* Task goal:
Without the pictures, write out all the lines below exactly as they appear.

* Data extract:
--

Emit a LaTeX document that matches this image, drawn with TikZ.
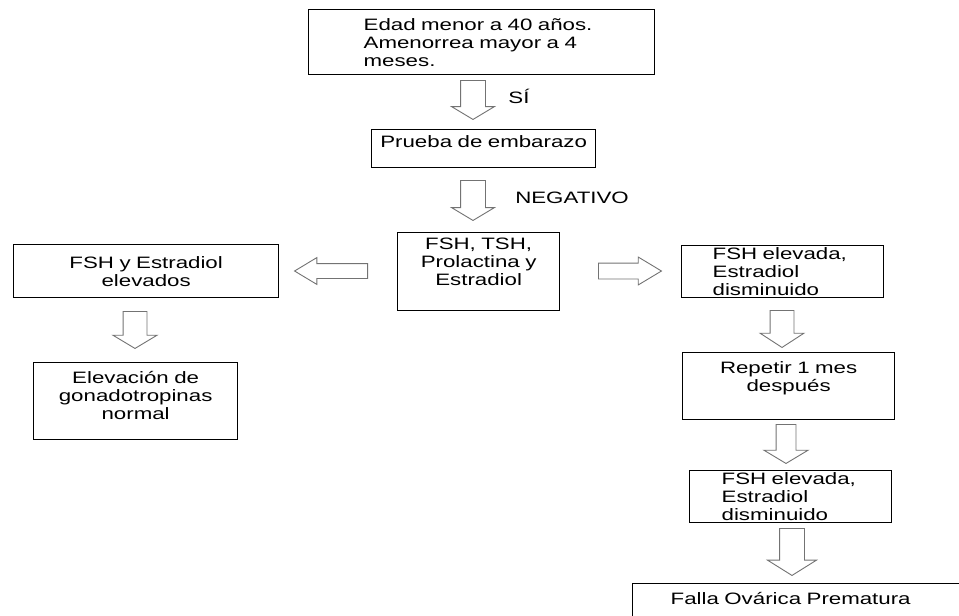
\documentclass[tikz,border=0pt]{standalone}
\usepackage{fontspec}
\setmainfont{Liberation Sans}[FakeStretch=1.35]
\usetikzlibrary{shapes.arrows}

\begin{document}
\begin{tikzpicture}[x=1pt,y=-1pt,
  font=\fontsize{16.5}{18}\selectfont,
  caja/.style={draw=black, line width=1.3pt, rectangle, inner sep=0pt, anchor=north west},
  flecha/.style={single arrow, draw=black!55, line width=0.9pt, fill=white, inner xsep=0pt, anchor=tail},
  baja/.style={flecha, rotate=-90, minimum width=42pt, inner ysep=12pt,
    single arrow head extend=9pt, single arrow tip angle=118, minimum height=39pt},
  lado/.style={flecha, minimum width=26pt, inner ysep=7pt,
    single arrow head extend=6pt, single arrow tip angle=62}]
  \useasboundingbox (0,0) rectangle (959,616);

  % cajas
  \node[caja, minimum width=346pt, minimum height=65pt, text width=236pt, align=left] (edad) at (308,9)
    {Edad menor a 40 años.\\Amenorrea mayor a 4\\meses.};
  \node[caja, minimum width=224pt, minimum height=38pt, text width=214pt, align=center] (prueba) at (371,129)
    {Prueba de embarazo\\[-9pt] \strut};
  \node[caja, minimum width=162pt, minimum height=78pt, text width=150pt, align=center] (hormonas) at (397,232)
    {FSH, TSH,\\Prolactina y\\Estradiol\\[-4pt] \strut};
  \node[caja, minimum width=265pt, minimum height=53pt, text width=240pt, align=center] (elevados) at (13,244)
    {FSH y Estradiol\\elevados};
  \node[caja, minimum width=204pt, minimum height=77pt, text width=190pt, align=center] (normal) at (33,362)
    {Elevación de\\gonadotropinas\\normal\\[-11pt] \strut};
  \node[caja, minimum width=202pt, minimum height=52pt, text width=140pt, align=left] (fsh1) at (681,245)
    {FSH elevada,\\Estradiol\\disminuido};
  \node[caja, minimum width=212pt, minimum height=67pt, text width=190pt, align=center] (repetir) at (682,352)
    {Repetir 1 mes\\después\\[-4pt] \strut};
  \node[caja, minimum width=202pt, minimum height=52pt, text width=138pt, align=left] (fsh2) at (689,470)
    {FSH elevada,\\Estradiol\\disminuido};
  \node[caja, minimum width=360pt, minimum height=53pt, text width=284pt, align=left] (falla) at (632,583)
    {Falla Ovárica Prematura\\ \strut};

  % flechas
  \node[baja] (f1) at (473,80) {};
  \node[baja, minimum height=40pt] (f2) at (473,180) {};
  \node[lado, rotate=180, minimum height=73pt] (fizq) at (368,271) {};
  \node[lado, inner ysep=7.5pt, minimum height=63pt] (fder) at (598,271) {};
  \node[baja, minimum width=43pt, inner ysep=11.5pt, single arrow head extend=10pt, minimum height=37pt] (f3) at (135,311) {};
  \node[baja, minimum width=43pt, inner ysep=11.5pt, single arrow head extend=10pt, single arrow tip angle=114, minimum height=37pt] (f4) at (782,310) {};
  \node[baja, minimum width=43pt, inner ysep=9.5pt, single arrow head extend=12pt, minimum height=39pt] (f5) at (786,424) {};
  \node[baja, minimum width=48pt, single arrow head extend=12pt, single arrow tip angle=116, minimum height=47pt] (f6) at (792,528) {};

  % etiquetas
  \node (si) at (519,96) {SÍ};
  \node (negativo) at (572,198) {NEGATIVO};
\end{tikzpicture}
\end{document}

--

* Full response:
Emit a LaTeX document that matches this image, drawn with TikZ.
\documentclass[tikz,border=0pt]{standalone}
\usepackage{fontspec}
\setmainfont{Liberation Sans}[FakeStretch=1.35]
\usetikzlibrary{shapes.arrows}

\begin{document}
\begin{tikzpicture}[x=1pt,y=-1pt,
  font=\fontsize{16.5}{18}\selectfont,
  caja/.style={draw=black, line width=1.3pt, rectangle, inner sep=0pt, anchor=north west},
  flecha/.style={single arrow, draw=black!55, line width=0.9pt, fill=white, inner xsep=0pt, anchor=tail},
  baja/.style={flecha, rotate=-90, minimum width=42pt, inner ysep=12pt,
    single arrow head extend=9pt, single arrow tip angle=118, minimum height=39pt},
  lado/.style={flecha, minimum width=26pt, inner ysep=7pt,
    single arrow head extend=6pt, single arrow tip angle=62}]
  \useasboundingbox (0,0) rectangle (959,616);

  % cajas
  \node[caja, minimum width=346pt, minimum height=65pt, text width=236pt, align=left] (edad) at (308,9)
    {Edad menor a 40 años.\\Amenorrea mayor a 4\\meses.};
  \node[caja, minimum width=224pt, minimum height=38pt, text width=214pt, align=center] (prueba) at (371,129)
    {Prueba de embarazo\\[-9pt] \strut};
  \node[caja, minimum width=162pt, minimum height=78pt, text width=150pt, align=center] (hormonas) at (397,232)
    {FSH, TSH,\\Prolactina y\\Estradiol\\[-4pt] \strut};
  \node[caja, minimum width=265pt, minimum height=53pt, text width=240pt, align=center] (elevados) at (13,244)
    {FSH y Estradiol\\elevados};
  \node[caja, minimum width=204pt, minimum height=77pt, text width=190pt, align=center] (normal) at (33,362)
    {Elevación de\\gonadotropinas\\normal\\[-11pt] \strut};
  \node[caja, minimum width=202pt, minimum height=52pt, text width=140pt, align=left] (fsh1) at (681,245)
    {FSH elevada,\\Estradiol\\disminuido};
  \node[caja, minimum width=212pt, minimum height=67pt, text width=190pt, align=center] (repetir) at (682,352)
    {Repetir 1 mes\\después\\[-4pt] \strut};
  \node[caja, minimum width=202pt, minimum height=52pt, text width=138pt, align=left] (fsh2) at (689,470)
    {FSH elevada,\\Estradiol\\disminuido};
  \node[caja, minimum width=360pt, minimum height=53pt, text width=284pt, align=left] (falla) at (632,583)
    {Falla Ovárica Prematura\\ \strut};

  % flechas
  \node[baja] (f1) at (473,80) {};
  \node[baja, minimum height=40pt] (f2) at (473,180) {};
  \node[lado, rotate=180, minimum height=73pt] (fizq) at (368,271) {};
  \node[lado, inner ysep=7.5pt, minimum height=63pt] (fder) at (598,271) {};
  \node[baja, minimum width=43pt, inner ysep=11.5pt, single arrow head extend=10pt, minimum height=37pt] (f3) at (135,311) {};
  \node[baja, minimum width=43pt, inner ysep=11.5pt, single arrow head extend=10pt, single arrow tip angle=114, minimum height=37pt] (f4) at (782,310) {};
  \node[baja, minimum width=43pt, inner ysep=9.5pt, single arrow head extend=12pt, minimum height=39pt] (f5) at (786,424) {};
  \node[baja, minimum width=48pt, single arrow head extend=12pt, single arrow tip angle=116, minimum height=47pt] (f6) at (792,528) {};

  % etiquetas
  \node (si) at (519,96) {SÍ};
  \node (negativo) at (572,198) {NEGATIVO};
\end{tikzpicture}
\end{document}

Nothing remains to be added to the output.